Ware-Hardwick Covered Bridge, Gilbertville Massachusetts
The Ware-Hardwick bridge at Gilbertville has unusual significance as one of only four 19th-century wooden bridges, roofed to protect their structural members from rain and snow, still standing in their original locations in Massachusetts. The present rarity of such bridges in Massachusetts is in contrast to their former importance in the Commonwealth as elsewhere in 19th-century New England. Timothy Palmer and William Howe, inventors of two of the early trussing systems, were natives of Massachusetts. Ithiel Town, who, in 1820, patented the "Town Lattice Mode" on which the Gilbertville bridge is based, designed the impressive covered toll bridge which for 102 years spanned the Connecticut River at Springfield. In his book Covered Bridges of the Northeast, Richard Sanders Allen states that "well over 100 roofed spans were distributed over Massachusetts." Of the various structural systems available, Town's lattice truss was particularly attractive to local builders; it departed from earlier systems which incorporated arches, and relied instead on a dense web of simple, diagonally crossing planks. As Allen points out, Town trusses continued to be erected in New England long after Ithiel Town's patent had expired. Two of the Commonwealth's four in situ covered bridges are constructed on the Town truss system; the Gilbertsville bridge, erected in the 1880s is evidence of the lingering appeal of the system.
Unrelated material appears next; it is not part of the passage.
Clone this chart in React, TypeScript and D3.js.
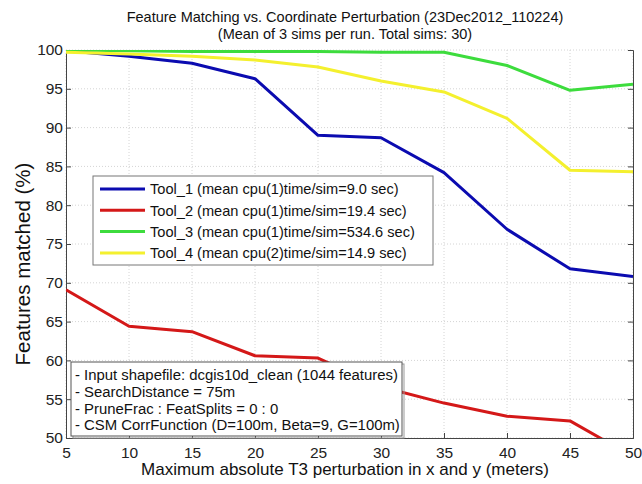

The manufacturing village of Gilbertville to which this bridge leads, was founded in 1860. In that year the George H. Gilbert Company, a woolen manufacturing firm in Ware Village, purchased a water power in the adjoining town of Hardwick. Four large mills and 200 tenements were reported for the village in an 1888-89 directory.
The 1886 date of the Gilbertville Bridge appears in several secondary sources on covered bridges, as well as in the 1983 Ware Survey. No primary source for this date has been located, nor was a reference to the bridge found in the Ware Town Records for the 1880s. However, there is a reference in an 1892 directory of Gilbertville to Bridge Street as the name of the public way "from Highland Avenue to the covered bridge." The bridge can date no earlier than 1884, since a photograph published in 1885 including an 1884 Congregational Parsonage, shows the present site of the bridge with a millpond, but without a span. The 1886 date, though it derives from an unspecified source, is therefore a reasonable one.
Bridge Description
The covered bridge over the Ware River at the village of Gilbertville, Massachusetts links the towns of Ware in Hampshire County and Hardwick in Worcester County. The single span is at right angles to the Old Gilbertville Road from Ware Village; the road makes a sharp right turn into the bridge from the Ware side, and continues straight onto Bridge Street in Gilbertville on the Hardwick side.
The bridge is a Town lattice truss, constructed on the principle: patented by Ithiel Town in 1820. Its dimensions are approximately 25 by 137 feet. The continuous web of diagonal members that forms the trusses is pegged together with cylindrical wooden treenails, two at each intersection and three through the top and bottom chords. Both the deck and superstructure have been reinforced with iron rods, bolts, and tie bars.
The exterior cladding of the bridge consists of vertical planks extended from the bottom of the trusses to within a few feet of the eaves; above this point, the trusses are exposed and light is admitted. The cladding is brought several yards into the tunnel at either end. The exterior siding was replaced as recently as 1954, but several planks are missing. The roof is asphalt and the deck is planked with boards laid at right angles to the line of traffic.
The portals of the bridge are shouldered, with vertical siding on the uprights and horizontal siding across the gables. The exterior is painted barn-red, trimmed with white on the Hardwick side. The portals are disfigured with graffiti, particularly on the more isolated Ware side.